遠のく意識の中、ノランニーエはゼールベルに殴られたあたりに指を這わせる。すると、そこには彼女が扱う針が数本刺さっていた。
「君は執拗に俺の首のあたりを狙ってきた。それって脳に近い血管に針を打込みたかったからだろ? それで、きっとこの毒は首に打てば直ぐに相手を昏睡状態にできると思ったんだ」ゼールベルは話を続けながら、左腕を見た。針の進行は止まっている。

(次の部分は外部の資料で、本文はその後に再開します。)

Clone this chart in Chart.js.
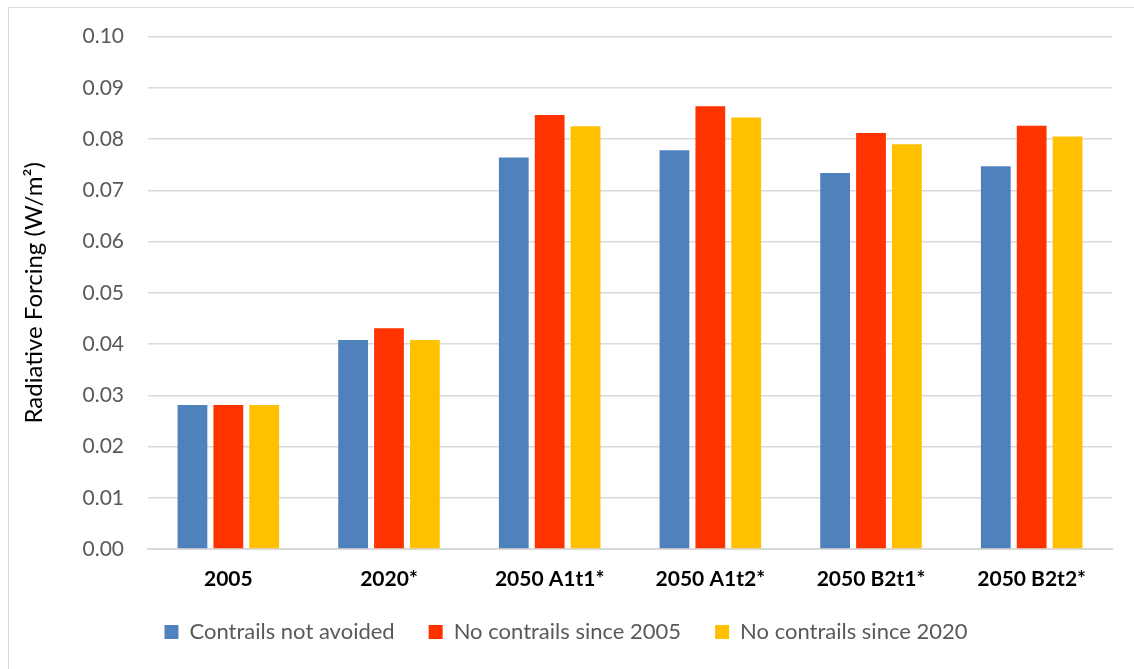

「……流石ね」ノランニーエは片膝を地面に着いて、俯いている。
「君が既に解毒剤を飲んでたりしたらヤバかった。俺は死んでたよ」
「……この毒の……解毒…………剤は……」ノランニーエは何かを言いかけたが、意識を失いその場に倒れ込んだ。
倒れるノランニーエを見て、審判が叫ぶ。
「勝者、ゼールベル!」観客席から歓声が上がる。
ゼールベルは勝利の余韻に浸るわけでもなく、ボロボロの両腕でノランニーエを抱きかかえ、闘技場を出る通路へと大急ぎで走り出した。
先程まで、大きな歓声を上げていた観客達はその声を抑え、走り去るゼールベルの姿を不思議そうに見ていた。